Bay Bridge Info

Although there appears to be two cables, the SAS has only one. The single main cable, and the fact that the span itself is asymmetric (the span is longer on the eastern side of the single tower than it is on the western side) gives the bridge its dramatic and dynamic appearance.

The SAS’s single, nearly 1-mile-long cable is anchored into the east end of the roadway, traveling up and over the single tower to wrap around the west end before traveling back up and over the tower to anchor back into the east end; in other words, the 2.6-foot-diameter cable acts like a giant, unbelievably strong sling; the cable’s diameter is also the largest for a self-anchored suspension span. The nearly mile-long cable is also the longest looped suspension cable in any bridge. The cable features 118 miles of 2 1/2-inch steel strands and more than 17,000 5mm wires, each of which can support the weight of a military grade Hummer. The cable is comprised of 137 steel wire strands, each of which contains 127 steel wires. The cable weighs 5,291 tons or nearly 10.6 million pounds.

In late 2011, workers erected a temporary footbridge that travels the path of the SAS cable, so ironworkers have unfettered if precarious access to the cable. On April 5, 2012, crews installed the last of the 137 steel wire strand using a hauling system to pull the coiled strand from the east end of the span over the tower and down to the west end where it loops around before heading back in the same path to anchor into the east end. The state-of-the-art hauling system– designed specifically for this operation allowed workers to complete the unprecedented work of placing the 137 individual strands. Workers placed the first strand on December 19, 2011.

The 137 strands were connected to anchor rods that lock them into place inside the east ends of the road decks, in a space called splay chambers, where the strands transition from being tightly compacted to spreading out to be individually anchored.

Cable Compaction

The next phase - compaction - began in April 2012 and was completed in May. Four compactor machines compressed the nearly 1-mile-long strands together with pressures up to 9,350 psi (pounds per square inch).

Each steel compactor machine contains six hydraulic jacks and weighs 30,000 pounds. The hexagon-shaped compactors are 2.3 meters (7.7 feet) in diameter and .8 meters (2.6 feet) wide.

The compaction process began at the top of the 525-foot-tall SAS tower with the machines moving 1.5 meters (4.9 feet) at a time. Once compressed to a precise diameter, temporary stainless steel seizing bands are then placed around the cable at 1.5 meter intervals to hold it in place. The strands are also compacted between the jacking and deviation saddles as the strands pass around the western end of the span. The cable is not compacted at the top of the tower as the individual strands pass through a cable saddle.
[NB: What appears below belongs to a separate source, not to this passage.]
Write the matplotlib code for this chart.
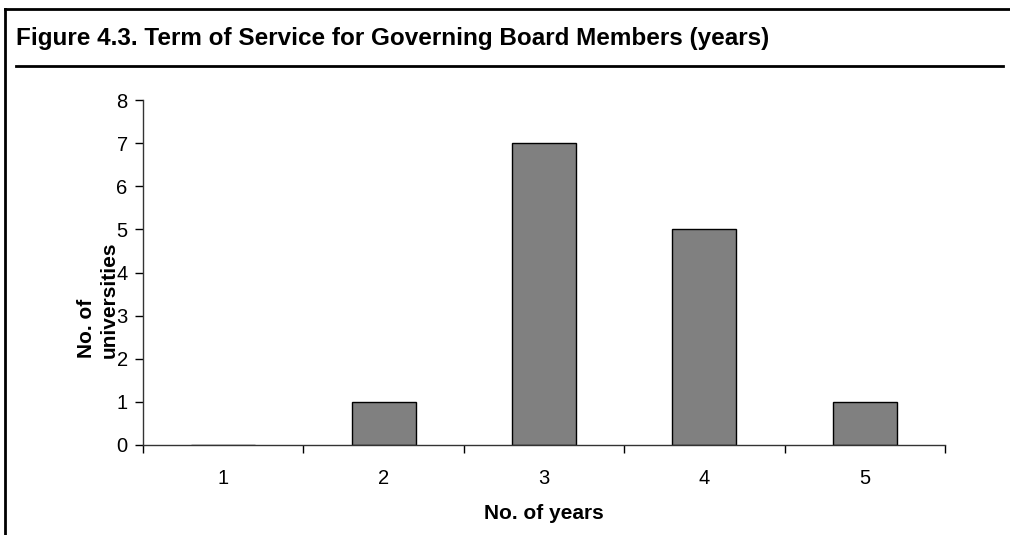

The custom-made compactors were designed by American Bridge/Fluor (a Joint Venture), the prime contractor building the SAS. The compactors were built by Jesse Engineering of Tacoma, Wash., with the jacks supplied by Enerpac of Menomonee Falls, Wis.

After compaction, workers attached the 114 cable bands to the main cable; crews used cranes and winches to lift the bands into position along the main cable. Fabricated by Goodwin Steel Castings, in Stoke-on-Trent, England, the steel bands range in size from 2.4 to 9-feet-long; the average band is 3.2-feet-long and weighs approximately 1-ton.

Once the first bands were bolted into place on the cable, workers began attaching the suspender ropes that play an essential role in load transfer. The 200 steel suspender ropes, spread amongst 100 of the cable bands, were made by Wireco in Chilicothe, Mo.; 14 of the cable bands help compress and shape the main cable but do not carry suspender ropes.

The steel wire ropes range in length from 16 to 656 feet and vary in weight from 250 pounds to more than seven tons. Despite the varying lengths and weights, the ropes are either 2.8 or 3.5 inches thick; the slightly thinner ropes can hold more than 1 million pounds, while the slightly thicker ropes can carry a weight of 1.5 million pounds. The ropes are hoisted into position over the cable bands using cranes and winches.